[Entries with chart source code]
——————————
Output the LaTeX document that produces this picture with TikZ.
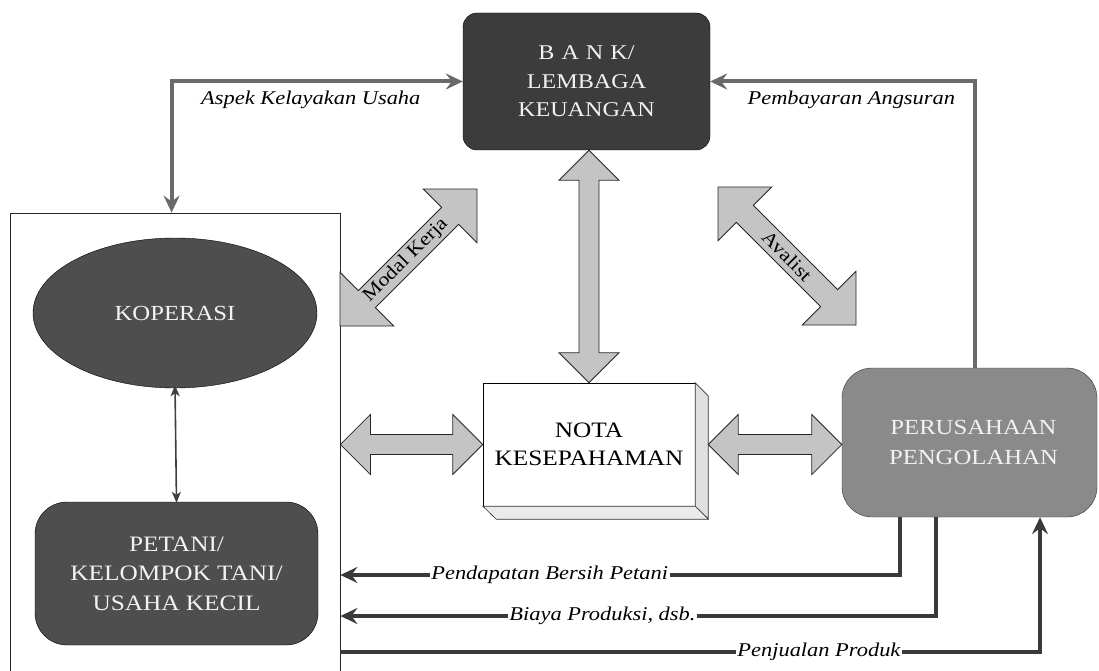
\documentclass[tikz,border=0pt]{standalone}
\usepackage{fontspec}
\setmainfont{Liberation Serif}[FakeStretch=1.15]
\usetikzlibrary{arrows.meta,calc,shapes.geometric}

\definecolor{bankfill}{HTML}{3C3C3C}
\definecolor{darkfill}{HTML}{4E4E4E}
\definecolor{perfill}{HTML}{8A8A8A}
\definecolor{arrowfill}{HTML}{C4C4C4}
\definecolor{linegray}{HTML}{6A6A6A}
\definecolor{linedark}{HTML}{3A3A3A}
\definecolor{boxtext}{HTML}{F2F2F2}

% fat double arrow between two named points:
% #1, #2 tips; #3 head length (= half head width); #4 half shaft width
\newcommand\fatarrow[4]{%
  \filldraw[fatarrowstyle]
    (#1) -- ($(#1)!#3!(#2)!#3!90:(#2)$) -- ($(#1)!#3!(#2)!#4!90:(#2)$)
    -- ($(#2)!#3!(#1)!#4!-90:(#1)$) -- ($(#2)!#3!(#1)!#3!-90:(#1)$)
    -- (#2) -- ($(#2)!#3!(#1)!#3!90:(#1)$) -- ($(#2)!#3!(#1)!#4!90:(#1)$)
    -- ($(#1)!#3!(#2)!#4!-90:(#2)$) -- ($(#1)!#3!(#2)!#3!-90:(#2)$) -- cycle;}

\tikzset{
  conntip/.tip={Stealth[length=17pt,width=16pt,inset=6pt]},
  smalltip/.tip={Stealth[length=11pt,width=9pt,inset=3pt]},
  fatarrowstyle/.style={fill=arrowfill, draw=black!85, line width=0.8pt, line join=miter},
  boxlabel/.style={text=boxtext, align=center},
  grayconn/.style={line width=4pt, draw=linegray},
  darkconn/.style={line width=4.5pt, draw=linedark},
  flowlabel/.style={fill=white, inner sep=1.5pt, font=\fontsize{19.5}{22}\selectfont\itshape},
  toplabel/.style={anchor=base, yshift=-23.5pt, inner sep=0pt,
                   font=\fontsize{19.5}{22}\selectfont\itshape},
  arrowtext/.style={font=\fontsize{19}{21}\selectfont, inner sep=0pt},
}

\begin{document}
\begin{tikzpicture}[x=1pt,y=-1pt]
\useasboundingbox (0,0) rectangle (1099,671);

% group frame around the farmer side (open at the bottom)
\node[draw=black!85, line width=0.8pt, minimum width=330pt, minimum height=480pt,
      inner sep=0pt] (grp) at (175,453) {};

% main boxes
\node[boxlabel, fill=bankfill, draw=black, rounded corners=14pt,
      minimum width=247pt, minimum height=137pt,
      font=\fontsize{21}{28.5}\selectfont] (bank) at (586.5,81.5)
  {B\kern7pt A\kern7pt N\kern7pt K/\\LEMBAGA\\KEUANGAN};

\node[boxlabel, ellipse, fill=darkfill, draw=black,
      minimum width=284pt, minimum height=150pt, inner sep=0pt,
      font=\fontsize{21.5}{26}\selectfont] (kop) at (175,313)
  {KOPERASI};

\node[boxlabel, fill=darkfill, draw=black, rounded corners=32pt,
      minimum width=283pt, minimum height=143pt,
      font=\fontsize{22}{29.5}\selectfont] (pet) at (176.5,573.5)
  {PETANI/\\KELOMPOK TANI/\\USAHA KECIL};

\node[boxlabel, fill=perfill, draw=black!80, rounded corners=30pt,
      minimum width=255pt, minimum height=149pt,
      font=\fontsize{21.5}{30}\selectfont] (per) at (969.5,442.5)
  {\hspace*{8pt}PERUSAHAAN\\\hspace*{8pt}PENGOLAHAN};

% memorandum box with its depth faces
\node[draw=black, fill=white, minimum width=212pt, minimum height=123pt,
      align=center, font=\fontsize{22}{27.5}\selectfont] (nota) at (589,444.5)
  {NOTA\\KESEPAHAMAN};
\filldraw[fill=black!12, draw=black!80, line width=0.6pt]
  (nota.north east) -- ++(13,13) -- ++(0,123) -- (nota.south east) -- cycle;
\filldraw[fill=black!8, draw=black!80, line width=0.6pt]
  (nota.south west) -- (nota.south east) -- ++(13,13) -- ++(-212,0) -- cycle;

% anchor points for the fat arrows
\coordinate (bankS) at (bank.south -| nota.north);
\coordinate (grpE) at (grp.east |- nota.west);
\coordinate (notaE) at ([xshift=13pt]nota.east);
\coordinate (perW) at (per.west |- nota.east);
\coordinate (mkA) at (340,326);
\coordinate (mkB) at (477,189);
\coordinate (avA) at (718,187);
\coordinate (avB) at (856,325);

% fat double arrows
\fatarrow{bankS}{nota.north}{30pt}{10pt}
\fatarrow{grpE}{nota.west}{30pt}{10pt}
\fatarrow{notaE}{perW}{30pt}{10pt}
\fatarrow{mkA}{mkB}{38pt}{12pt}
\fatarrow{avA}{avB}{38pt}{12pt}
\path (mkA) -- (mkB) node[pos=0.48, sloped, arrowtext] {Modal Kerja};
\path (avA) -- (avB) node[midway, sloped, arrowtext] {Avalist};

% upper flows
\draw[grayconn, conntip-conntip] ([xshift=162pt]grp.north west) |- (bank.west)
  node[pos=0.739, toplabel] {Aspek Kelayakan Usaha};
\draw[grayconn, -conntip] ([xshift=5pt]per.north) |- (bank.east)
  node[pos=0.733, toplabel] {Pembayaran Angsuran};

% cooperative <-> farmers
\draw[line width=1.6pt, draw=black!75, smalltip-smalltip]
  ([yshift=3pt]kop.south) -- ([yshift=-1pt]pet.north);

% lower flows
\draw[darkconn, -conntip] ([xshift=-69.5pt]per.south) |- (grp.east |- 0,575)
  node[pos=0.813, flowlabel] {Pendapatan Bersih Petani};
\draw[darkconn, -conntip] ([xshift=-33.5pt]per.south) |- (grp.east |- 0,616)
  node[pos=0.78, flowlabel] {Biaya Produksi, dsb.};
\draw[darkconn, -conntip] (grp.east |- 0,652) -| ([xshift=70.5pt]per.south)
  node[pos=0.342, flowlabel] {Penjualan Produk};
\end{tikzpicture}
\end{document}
——————————
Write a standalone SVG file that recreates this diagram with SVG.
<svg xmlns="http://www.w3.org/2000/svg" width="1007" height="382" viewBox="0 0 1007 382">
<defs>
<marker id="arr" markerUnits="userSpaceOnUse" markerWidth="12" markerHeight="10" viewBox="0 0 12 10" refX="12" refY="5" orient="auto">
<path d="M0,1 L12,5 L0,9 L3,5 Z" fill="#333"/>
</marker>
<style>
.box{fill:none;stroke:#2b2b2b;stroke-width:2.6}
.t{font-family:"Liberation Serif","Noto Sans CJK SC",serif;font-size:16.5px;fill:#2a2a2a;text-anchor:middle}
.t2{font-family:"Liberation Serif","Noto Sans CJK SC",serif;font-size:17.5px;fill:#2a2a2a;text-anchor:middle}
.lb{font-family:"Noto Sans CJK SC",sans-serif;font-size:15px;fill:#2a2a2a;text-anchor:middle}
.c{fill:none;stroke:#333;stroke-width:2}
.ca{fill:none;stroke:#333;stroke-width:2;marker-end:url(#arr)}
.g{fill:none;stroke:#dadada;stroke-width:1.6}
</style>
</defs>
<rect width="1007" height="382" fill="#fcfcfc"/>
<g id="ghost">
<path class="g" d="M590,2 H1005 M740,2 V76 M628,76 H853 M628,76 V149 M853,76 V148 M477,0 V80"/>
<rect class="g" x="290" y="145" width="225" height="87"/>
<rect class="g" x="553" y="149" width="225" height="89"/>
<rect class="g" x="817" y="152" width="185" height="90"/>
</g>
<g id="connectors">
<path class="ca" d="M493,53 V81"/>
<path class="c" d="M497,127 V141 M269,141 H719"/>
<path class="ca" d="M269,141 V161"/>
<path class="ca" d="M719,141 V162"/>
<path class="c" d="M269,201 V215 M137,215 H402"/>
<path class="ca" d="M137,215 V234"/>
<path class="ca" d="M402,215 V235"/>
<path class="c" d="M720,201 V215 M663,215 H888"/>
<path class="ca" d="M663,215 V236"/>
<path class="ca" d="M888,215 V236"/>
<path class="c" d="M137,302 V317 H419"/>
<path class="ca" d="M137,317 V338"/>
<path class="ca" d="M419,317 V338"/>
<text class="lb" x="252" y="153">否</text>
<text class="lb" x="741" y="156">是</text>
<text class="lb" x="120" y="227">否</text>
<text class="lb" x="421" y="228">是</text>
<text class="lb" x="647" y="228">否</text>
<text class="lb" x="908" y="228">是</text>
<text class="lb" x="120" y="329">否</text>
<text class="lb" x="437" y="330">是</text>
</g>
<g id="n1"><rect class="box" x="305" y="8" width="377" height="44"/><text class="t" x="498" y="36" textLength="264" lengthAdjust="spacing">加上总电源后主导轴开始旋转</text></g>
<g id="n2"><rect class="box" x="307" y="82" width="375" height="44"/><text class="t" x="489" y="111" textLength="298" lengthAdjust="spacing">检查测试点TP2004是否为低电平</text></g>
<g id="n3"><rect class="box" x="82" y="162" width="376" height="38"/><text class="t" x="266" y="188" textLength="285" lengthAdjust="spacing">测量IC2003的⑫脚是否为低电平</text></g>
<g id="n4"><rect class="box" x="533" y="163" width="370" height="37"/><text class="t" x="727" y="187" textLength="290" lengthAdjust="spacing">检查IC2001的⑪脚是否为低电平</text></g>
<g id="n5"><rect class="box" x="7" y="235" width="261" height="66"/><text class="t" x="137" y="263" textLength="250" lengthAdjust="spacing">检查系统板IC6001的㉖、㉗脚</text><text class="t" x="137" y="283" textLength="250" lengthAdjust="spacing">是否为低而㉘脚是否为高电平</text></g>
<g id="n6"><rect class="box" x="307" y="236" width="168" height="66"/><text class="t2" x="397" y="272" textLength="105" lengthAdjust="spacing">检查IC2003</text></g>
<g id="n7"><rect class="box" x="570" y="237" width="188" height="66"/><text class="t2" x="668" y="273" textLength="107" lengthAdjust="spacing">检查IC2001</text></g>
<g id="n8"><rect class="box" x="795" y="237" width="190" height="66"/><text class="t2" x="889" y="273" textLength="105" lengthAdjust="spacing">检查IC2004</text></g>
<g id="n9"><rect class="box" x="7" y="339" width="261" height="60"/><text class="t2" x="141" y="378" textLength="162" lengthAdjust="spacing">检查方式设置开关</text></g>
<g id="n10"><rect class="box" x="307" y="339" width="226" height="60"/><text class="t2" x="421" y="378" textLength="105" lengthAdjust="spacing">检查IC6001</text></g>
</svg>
——————————
Your job is to reproduce the lines from the one with "Output the LaTeX" through the one with "-- ($(#1)!#3!(#2)!#4!-90:(#2)$) -- ($(#1)!#3!(#2)!#3!-90:(#2)$)", both kept, exactly as they are. Leave out the pictures.

Output the LaTeX document that produces this picture with TikZ.
\documentclass[tikz,border=0pt]{standalone}
\usepackage{fontspec}
\setmainfont{Liberation Serif}[FakeStretch=1.15]
\usetikzlibrary{arrows.meta,calc,shapes.geometric}

\definecolor{bankfill}{HTML}{3C3C3C}
\definecolor{darkfill}{HTML}{4E4E4E}
\definecolor{perfill}{HTML}{8A8A8A}
\definecolor{arrowfill}{HTML}{C4C4C4}
\definecolor{linegray}{HTML}{6A6A6A}
\definecolor{linedark}{HTML}{3A3A3A}
\definecolor{boxtext}{HTML}{F2F2F2}

% fat double arrow between two named points:
% #1, #2 tips; #3 head length (= half head width); #4 half shaft width
\newcommand\fatarrow[4]{%
  \filldraw[fatarrowstyle]
    (#1) -- ($(#1)!#3!(#2)!#3!90:(#2)$) -- ($(#1)!#3!(#2)!#4!90:(#2)$)
    -- ($(#2)!#3!(#1)!#4!-90:(#1)$) -- ($(#2)!#3!(#1)!#3!-90:(#1)$)
    -- (#2) -- ($(#2)!#3!(#1)!#3!90:(#1)$) -- ($(#2)!#3!(#1)!#4!90:(#1)$)
    -- ($(#1)!#3!(#2)!#4!-90:(#2)$) -- ($(#1)!#3!(#2)!#3!-90:(#2)$) -- cycle;}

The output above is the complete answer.